Although Defendants’ alleged representations are couched in terms of future
schedule slippage, Plaintiff alleges that they implied a statement as to the
present timeliness of the project, which Defendants knew to be false when the
statements were made. As Plaintiff alleges it, this is a case “where the
opinion is professedly based on facts known by the speaker to be nonexistent.”
(Daniels v. Oldenburg (1950) 100 Cal.App.2d 724, 727.)
Accordingly, the demurrers are OVERRULED as to the seventh
and eighth causes of action.
This leaves Webcor’s
demurrer to the ninth cause of action for false promise. The allegations of false promise are as
follows. Delays in the project caused Plaintiff to submit several change orders
to Defendants regarding its proceedings, and Defendants represented to
Plaintiff that they would approve each change order and pay Plaintiff
accordingly. (4AC ¶¶ 46–47.) Plaintiff relied on these assurances and
continued to perform, when in fact Defendants knew that several of these change
orders would not be approved. (SAC ¶¶ 48–50.)
Webcor points to language in the contract between itself and Plaintiff
(attached to the SAC as Exhibit 1) to the effect that if the parties cannot
agree to the terms of a change order, Plaintiff “shall nonetheless timely
perform the work as changed by Contractor’s written direction.” (Demurrer at p.
6; SAC Exh. 1, § 6.1.) Webcor relies on authority stating that the continuing
performance of acts that one is already obligated to perform cannot constitute
detrimental reliance for the purposes of a claim for false promise. (See Lueras
v. BAC Home Loans Servicing, LP (2013) 221 Cal.App.4th 49, 79 [“Continuing
to make payments on the loan (reduced under the Forbearance Agreement) does not
constitute detrimental reliance because Lueras already had the obligation to
make those payments.”].)
Plaintiff in opposition argues that it relied to its detriment on Webcor’s
promises, namely by foregoing the potential remedy of rescission of its
contract, owing to its fraudulent inducement. (Opposition at pp. 3–5.)

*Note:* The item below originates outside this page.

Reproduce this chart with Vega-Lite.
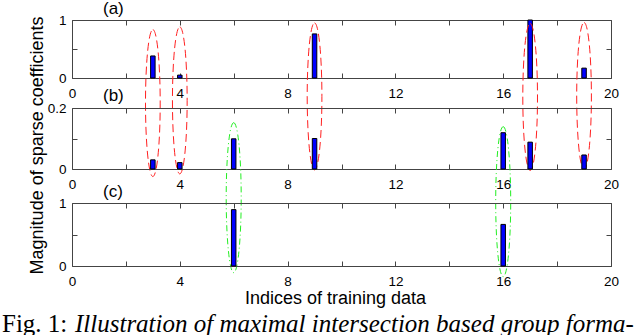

This argument is unpersuasive, because the 4AC contains no allegation
that Plaintiff detrimentally relied upon Webcor’s promises by foregoing the
right to rescind the contract. The 4AC contains no allegations related to
rescission or the voidability of the subcontract that Plaintiff relies upon in
opposing the demurrer.
Accordingly, the demurrer is SUSTAINED with leave to amend.